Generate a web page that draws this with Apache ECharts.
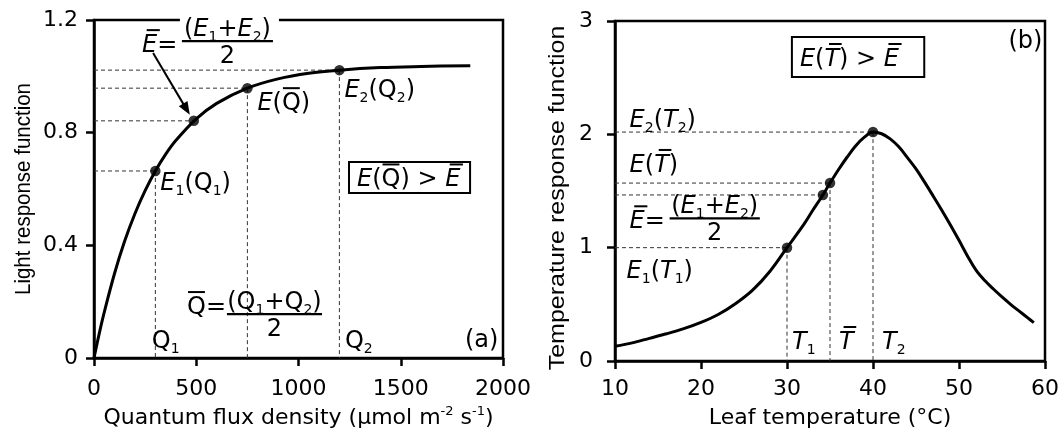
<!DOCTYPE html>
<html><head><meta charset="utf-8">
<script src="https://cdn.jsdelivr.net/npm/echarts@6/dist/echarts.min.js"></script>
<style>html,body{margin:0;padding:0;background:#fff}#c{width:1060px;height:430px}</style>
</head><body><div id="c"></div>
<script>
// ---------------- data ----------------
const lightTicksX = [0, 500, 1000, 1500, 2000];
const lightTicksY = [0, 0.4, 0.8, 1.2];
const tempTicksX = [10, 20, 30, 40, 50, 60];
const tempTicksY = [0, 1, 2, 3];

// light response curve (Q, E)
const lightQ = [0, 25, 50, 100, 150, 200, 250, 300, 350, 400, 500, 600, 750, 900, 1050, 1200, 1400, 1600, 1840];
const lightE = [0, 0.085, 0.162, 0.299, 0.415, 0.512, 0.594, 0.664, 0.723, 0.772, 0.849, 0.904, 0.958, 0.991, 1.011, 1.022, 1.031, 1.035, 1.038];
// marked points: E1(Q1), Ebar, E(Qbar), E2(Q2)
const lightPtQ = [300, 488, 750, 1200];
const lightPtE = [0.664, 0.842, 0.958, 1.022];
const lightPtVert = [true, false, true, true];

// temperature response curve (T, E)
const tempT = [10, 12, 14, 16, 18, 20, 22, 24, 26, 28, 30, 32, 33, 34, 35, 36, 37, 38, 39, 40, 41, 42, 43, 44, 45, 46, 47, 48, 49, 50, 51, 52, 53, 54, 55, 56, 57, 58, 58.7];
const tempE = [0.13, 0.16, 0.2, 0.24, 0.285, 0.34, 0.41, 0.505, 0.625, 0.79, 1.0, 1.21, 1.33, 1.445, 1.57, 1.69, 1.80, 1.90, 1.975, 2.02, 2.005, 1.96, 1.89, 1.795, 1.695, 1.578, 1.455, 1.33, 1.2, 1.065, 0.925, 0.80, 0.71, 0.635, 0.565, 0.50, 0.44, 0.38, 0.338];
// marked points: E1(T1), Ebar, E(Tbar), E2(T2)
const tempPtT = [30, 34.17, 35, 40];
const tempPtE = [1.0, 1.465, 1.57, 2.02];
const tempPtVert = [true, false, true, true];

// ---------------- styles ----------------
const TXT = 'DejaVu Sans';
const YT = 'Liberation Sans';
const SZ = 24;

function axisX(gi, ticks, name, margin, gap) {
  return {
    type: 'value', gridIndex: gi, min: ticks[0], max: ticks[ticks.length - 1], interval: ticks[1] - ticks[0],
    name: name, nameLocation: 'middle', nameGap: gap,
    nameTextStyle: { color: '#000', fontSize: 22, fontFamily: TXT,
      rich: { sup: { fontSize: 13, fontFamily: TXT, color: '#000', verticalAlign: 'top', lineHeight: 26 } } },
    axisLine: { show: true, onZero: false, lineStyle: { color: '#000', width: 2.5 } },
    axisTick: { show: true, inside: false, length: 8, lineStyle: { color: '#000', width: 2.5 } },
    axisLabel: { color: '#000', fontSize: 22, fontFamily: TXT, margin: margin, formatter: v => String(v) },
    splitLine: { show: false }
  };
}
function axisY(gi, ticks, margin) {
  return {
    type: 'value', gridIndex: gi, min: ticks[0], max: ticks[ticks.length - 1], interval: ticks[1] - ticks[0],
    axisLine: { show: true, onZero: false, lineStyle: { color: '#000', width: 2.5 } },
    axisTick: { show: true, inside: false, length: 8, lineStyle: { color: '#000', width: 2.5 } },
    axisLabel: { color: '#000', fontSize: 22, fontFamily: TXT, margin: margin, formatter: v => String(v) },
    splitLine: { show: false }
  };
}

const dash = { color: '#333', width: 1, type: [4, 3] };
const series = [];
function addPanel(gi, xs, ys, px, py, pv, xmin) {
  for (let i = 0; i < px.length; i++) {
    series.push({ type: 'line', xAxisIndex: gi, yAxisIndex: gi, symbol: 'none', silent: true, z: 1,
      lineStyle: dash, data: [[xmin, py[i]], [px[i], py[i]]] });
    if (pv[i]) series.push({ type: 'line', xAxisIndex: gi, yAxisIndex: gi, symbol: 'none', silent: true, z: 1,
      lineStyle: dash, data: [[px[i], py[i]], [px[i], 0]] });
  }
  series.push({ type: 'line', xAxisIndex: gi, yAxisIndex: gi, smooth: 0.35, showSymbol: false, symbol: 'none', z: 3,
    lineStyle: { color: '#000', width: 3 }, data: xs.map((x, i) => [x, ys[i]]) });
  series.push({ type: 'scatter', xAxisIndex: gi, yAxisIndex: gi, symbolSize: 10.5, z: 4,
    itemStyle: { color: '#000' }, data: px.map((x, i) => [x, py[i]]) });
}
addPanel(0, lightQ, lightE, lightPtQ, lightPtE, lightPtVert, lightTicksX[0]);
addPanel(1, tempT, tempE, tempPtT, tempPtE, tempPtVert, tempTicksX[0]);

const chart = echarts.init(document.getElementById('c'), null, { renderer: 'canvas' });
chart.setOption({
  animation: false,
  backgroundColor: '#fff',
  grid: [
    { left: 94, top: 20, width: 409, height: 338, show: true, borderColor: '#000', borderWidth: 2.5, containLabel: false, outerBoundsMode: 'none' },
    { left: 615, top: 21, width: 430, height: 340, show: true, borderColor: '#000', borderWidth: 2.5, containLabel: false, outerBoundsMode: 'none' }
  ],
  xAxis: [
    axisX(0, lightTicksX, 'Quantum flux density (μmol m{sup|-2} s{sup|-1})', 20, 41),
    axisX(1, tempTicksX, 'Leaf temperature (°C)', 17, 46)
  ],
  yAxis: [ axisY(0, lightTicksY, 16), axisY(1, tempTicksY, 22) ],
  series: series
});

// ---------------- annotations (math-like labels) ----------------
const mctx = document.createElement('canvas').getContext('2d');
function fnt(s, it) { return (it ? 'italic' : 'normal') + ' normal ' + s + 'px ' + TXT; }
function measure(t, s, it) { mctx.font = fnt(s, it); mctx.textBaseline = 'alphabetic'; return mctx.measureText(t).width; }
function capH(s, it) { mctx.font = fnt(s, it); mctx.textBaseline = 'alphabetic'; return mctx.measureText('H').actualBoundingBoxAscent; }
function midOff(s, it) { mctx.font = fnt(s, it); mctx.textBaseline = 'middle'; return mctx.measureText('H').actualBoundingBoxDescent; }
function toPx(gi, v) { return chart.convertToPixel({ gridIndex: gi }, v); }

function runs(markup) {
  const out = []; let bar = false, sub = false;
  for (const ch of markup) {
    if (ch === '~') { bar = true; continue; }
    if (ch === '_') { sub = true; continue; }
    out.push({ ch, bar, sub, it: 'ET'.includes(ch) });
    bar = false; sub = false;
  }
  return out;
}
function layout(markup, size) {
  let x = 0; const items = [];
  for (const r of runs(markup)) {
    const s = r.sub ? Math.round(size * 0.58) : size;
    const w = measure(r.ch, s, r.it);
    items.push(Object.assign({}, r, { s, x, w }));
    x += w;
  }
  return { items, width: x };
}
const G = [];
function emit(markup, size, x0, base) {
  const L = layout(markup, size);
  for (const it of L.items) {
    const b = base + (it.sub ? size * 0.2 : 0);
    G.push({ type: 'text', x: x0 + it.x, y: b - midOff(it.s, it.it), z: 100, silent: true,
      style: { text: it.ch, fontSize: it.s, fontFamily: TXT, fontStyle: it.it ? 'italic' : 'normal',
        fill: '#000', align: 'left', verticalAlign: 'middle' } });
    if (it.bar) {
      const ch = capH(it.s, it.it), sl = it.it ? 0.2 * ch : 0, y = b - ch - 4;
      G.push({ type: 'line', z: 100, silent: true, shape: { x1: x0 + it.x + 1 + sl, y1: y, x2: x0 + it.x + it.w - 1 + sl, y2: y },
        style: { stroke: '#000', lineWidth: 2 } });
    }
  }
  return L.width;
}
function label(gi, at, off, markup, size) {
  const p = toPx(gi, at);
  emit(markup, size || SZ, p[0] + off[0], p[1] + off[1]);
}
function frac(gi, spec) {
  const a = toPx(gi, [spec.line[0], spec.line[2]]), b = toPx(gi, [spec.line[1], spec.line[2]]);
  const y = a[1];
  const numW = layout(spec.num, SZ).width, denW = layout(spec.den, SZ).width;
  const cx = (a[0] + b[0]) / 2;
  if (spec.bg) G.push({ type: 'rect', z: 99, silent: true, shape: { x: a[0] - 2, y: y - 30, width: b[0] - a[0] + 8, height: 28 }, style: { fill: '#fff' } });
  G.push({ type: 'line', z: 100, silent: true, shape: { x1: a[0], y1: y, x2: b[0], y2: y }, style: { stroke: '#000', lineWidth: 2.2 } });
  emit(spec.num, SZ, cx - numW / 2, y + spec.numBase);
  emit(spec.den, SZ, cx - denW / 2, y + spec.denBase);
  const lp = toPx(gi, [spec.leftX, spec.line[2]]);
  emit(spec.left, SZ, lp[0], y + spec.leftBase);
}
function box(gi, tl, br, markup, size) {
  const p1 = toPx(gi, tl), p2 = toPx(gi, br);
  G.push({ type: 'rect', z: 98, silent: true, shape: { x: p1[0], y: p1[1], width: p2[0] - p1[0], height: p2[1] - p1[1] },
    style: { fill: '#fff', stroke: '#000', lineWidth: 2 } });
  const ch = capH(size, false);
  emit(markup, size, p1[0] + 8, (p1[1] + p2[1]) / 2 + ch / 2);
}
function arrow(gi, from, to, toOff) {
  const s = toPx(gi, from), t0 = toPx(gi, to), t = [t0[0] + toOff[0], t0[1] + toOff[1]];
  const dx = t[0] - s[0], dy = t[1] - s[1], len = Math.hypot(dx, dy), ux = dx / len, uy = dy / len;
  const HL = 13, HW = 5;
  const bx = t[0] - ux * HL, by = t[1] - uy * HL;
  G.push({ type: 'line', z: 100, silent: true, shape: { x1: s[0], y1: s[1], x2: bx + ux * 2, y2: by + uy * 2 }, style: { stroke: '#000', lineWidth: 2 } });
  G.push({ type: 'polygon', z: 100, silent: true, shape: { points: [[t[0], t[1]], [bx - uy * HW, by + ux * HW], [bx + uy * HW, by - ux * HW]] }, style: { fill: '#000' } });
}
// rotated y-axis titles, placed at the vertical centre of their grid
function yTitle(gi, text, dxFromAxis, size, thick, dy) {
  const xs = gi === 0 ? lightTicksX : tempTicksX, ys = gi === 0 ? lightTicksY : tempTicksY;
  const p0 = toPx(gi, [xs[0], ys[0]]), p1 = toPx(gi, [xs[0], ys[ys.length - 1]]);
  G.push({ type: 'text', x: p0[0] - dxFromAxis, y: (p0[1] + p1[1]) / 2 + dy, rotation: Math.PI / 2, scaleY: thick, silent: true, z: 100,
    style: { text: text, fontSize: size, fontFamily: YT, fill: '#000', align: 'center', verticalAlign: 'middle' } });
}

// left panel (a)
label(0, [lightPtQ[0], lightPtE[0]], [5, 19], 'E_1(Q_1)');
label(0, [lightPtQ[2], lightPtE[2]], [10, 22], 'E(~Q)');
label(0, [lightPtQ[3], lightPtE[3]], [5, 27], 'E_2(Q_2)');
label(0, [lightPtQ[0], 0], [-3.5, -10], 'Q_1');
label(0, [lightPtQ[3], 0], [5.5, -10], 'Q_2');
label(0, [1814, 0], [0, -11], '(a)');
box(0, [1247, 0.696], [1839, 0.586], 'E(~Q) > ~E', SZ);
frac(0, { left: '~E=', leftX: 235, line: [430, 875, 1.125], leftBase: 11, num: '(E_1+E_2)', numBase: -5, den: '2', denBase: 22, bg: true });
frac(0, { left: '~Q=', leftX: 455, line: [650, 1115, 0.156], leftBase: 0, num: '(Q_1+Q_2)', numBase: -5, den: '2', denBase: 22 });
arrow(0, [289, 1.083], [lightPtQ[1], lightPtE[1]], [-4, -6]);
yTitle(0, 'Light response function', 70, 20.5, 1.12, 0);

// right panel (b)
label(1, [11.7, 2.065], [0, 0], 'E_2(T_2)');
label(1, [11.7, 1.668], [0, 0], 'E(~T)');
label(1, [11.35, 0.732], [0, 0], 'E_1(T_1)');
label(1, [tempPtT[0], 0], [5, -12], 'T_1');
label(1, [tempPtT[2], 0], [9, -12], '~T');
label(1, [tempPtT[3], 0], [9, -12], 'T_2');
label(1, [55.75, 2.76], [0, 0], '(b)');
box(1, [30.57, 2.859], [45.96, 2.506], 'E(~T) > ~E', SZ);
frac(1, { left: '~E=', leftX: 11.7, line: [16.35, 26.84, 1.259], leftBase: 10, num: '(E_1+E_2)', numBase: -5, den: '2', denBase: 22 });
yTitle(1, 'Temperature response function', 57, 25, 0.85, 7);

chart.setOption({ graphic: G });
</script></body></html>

AIM OF THE EXERCISE: Repeat the listing above from its first line through the line that contains "const tempTicksY = [0, 1, 2, 3];", both included, and nothing more. Drop the pictures.

EXPECTED ANSWER:
Generate a web page that draws this with Apache ECharts.
<!DOCTYPE html>
<html><head><meta charset="utf-8">
<script src="https://cdn.jsdelivr.net/npm/echarts@6/dist/echarts.min.js"></script>
<style>html,body{margin:0;padding:0;background:#fff}#c{width:1060px;height:430px}</style>
</head><body><div id="c"></div>
<script>
// ---------------- data ----------------
const lightTicksX = [0, 500, 1000, 1500, 2000];
const lightTicksY = [0, 0.4, 0.8, 1.2];
const tempTicksX = [10, 20, 30, 40, 50, 60];
const tempTicksY = [0, 1, 2, 3];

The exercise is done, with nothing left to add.